What an utter betrayal of everything the character stood for for decades. What a disgrace for a company, let alone an industry, that would not exist without the efforts and genius of Jewish creators. The mutant minority metaphor cannot work when by attempting to invent a completely fictional society it invokes the trauma of millions of real life minorities while simultaneously trampling over their representation.

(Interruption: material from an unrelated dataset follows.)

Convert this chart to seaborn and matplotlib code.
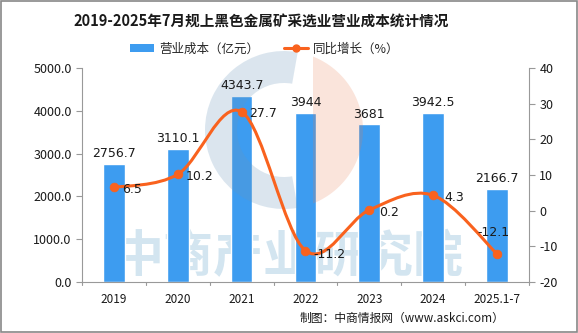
import matplotlib
matplotlib.use("Agg")
import matplotlib.pyplot as plt
import seaborn as sns
import numpy as np
import pandas as pd
from matplotlib.path import Path
from matplotlib.patches import PathPatch, Patch, Rectangle, Wedge, Polygon
from matplotlib.lines import Line2D

categories = ["2019", "2020", "2021", "2022", "2023", "2024", "2025.1-7"]
cost = [2756.7, 3110.1, 4343.7, 3944, 3681, 3942.5, 2166.7]
growth = [6.5, 10.2, 27.7, -11.2, 0.2, 4.3, -12.1]
cost_labels = ["2756.7", "3110.1", "4343.7", "3944", "3681", "3942.5", "2166.7"]
growth_labels = ["6.5", "10.2", "27.7", "-11.2", "0.2", "4.3", "-12.1"]
left_ticks = [0, 1000, 2000, 3000, 4000, 5000]
right_ticks = [-20, -10, 0, 10, 20, 30, 40]

sns.set_style("white")
plt.rcParams['font.family'] = ['Noto Sans CJK SC', 'DejaVu Sans']
plt.rcParams['axes.unicode_minus'] = False

BLUE = "#3d9cf0"
ORANGE = "#f9621e"
TXT = "#1a1a1a"
GRAY = "#999999"

fig = plt.figure(figsize=(5.78, 3.33), dpi=100)
ax = fig.add_axes([0.142, 0.153, 0.773, 0.643])

df = pd.DataFrame({"cat": categories, "cost": cost})
sns.barplot(data=df, x="cat", y="cost", ax=ax, color=BLUE, saturation=1,
            width=0.34, zorder=2)
ax.set_ylim(0, 5000)
ax.set_xlim(-0.5, len(categories) - 0.5)
ax.set_yticks(left_ticks)
ax.set_yticklabels([f"{v:.1f}" for v in left_ticks], fontsize=9, color=TXT)
ax.set_xlabel("")
ax.set_ylabel("")
ax.tick_params(axis="x", labelsize=8.5, colors=TXT, length=0, pad=8)
ax.tick_params(axis="y", length=4, color=GRAY, direction="out", left=True)
for s in ["top", "right"]:
    ax.spines[s].set_visible(False)
for s in ["left", "bottom"]:
    ax.spines[s].set_color(GRAY)
for b in np.arange(-0.5, len(categories), 1.0):
    ax.plot([b, b], [0, -80], color=GRAY, lw=0.8, clip_on=False, zorder=3)

# watermark text (under bars)
ax.text(0.5, 0.225, "中商产业研究院", transform=fig.transFigure, fontsize=36,
        color="#d3e5f0", ha="center", va="center", fontweight="bold", zorder=1)

# watermark logo (above bars, translucent)
cx, cy, R = 2.84, 2.03, 0.79
ax.add_patch(Wedge((cx, cy), R, 80, 280, width=0.32, transform=fig.dpi_scale_trans,
                   facecolor="#6a96ba", edgecolor="none", alpha=0.24, zorder=3,
                   clip_on=False))
th = np.linspace(-np.arccos(0.29 / R), np.arccos(0.29 / R), 60)
seg = np.column_stack([cx + R * np.cos(th), cy + R * np.sin(th)])
ax.add_patch(Polygon(seg, closed=True, transform=fig.dpi_scale_trans,
                     facecolor="#ea7a4c", edgecolor="none", alpha=0.2, zorder=3,
                     clip_on=False))

for i, (v, lab) in enumerate(zip(cost, cost_labels)):
    ax.text(i, v + 90, lab, ha="center", va="bottom", fontsize=9, color=TXT,
            family="DejaVu Sans", zorder=4)

ax2 = ax.twinx()
ax2.set_ylim(-20, 40)
ax2.set_yticks(right_ticks)
ax2.set_yticklabels([str(v) for v in right_ticks], fontsize=9, color=TXT)
ax2.tick_params(axis="y", length=4, color=GRAY, direction="out", right=True)
for s in ["top", "left", "bottom"]:
    ax2.spines[s].set_visible(False)
ax2.spines["right"].set_color(GRAY)

# smoothed line (Catmull-Rom to Bezier) through the data points
x = np.arange(len(growth), dtype=float)
y = np.array(growth, dtype=float)
verts = [(x[0], y[0])]
codes = [Path.MOVETO]
t = 1 / 6
for i in range(len(x) - 1):
    p0 = (x[i - 1], y[i - 1]) if i > 0 else (x[i], y[i])
    p1 = (x[i], y[i])
    p2 = (x[i + 1], y[i + 1])
    p3 = (x[i + 2], y[i + 2]) if i + 2 < len(x) else (x[i + 1], y[i + 1])
    c1 = (p1[0] + (p2[0] - p0[0]) * t, p1[1] + (p2[1] - p0[1]) * t)
    c2 = (p2[0] - (p3[0] - p1[0]) * t, p2[1] - (p3[1] - p1[1]) * t)
    verts += [c1, c2, p2]
    codes += [Path.CURVE4] * 3
ax2.add_patch(PathPatch(Path(verts, codes), facecolor="none", edgecolor=ORANGE,
                        lw=2.2, zorder=4, capstyle="round"))
gdf = pd.DataFrame({"x": x, "g": growth})
sns.scatterplot(data=gdf, x="x", y="g", ax=ax2, color=ORANGE, s=40,
                edgecolor=ORANGE, zorder=5, legend=False)
ax2.set_xlabel("")
ax2.set_ylabel("")

offsets = [(0.12, -0.6), (0.12, -0.6), (0.12, -0.6), (0.12, -1.0), (0.15, -0.6),
           (0.17, -0.6), (-0.05, 6.0)]
for i, (v, lab) in enumerate(zip(growth, growth_labels)):
    dx, dy = offsets[i]
    ha = "left" if i < 6 else "center"
    ax2.text(i + dx, v + dy, lab, ha=ha, va="center", fontsize=9, color=TXT,
             family="DejaVu Sans", zorder=6)

fig.text(0.452, 0.935, "2019-2025年7月规上黑色金属矿采选业营业成本统计情况",
         ha="center", va="center", fontsize=10.5, fontweight="bold", color=TXT)

handles = [Patch(facecolor=BLUE, edgecolor="none"),
           Line2D([0], [0], color=ORANGE, lw=2.2, marker="o", markersize=5)]
fig.legend(handles, ["营业成本（亿元）", "同比增长（%）"], loc="center",
           bbox_to_anchor=(0.458, 0.853), ncol=2, frameon=False, fontsize=9,
           handlelength=1.9, handleheight=0.6, columnspacing=2.0, handletextpad=0.4)

fig.text(0.873, 0.045, "制图：中商情报网（www.askci.com）", ha="right", va="center",
         fontsize=8.5, color=TXT)

fig.patches.append(Rectangle((0.002, 0.003), 0.996, 0.994, transform=fig.transFigure,
                             fill=False, edgecolor="#888888", lw=1.2))
fig.savefig("out.png", dpi=100)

Marauders #11 pays an extremely token bit of lip service to Kitty’s Jewish identity at the very last second, when Nightcrawler smiles over the fact that it took eighteen husk bodies to resurrect Kitty. Eighteen is the numerical value of the Hebrew word “chai,” meaning life. This would be a meaningful scene if it hadn’t followed on the heels of the burning of Kitty’s first body, but a little unexplained wink to Kitty’s Jewish identity doesn’t make up for — however unintentionally it might have been — invoking the violent deaths of millions of her people. I love Nightcrawler and his friendship with Kitty, but to have Nightcrawler, a character so Catholic he was once almost the pope, slide this information along feels disingenuous and borderline offensive. It positions a Christian character as the keeper of this Jewish knowledge rather than allowing a Jewish character like Magneto or Iceman to voice these thoughts about Kate’s resurrection in an issue already full to the brim with non-Jewish characters deciding what is best and most honorable for Kitty’s Jewish body. To have a Catholic character invoke the number eighteen without any other explanation in the issue is, to put it simply, not enough.

“We are not here to bury Kate Pryde,” says Xavier during Marauders #11. They’re only here to bury her Jewish identity. Kitty can only resurrect now that one more shovel of dirt has been thrown on it, one more piece of her lost.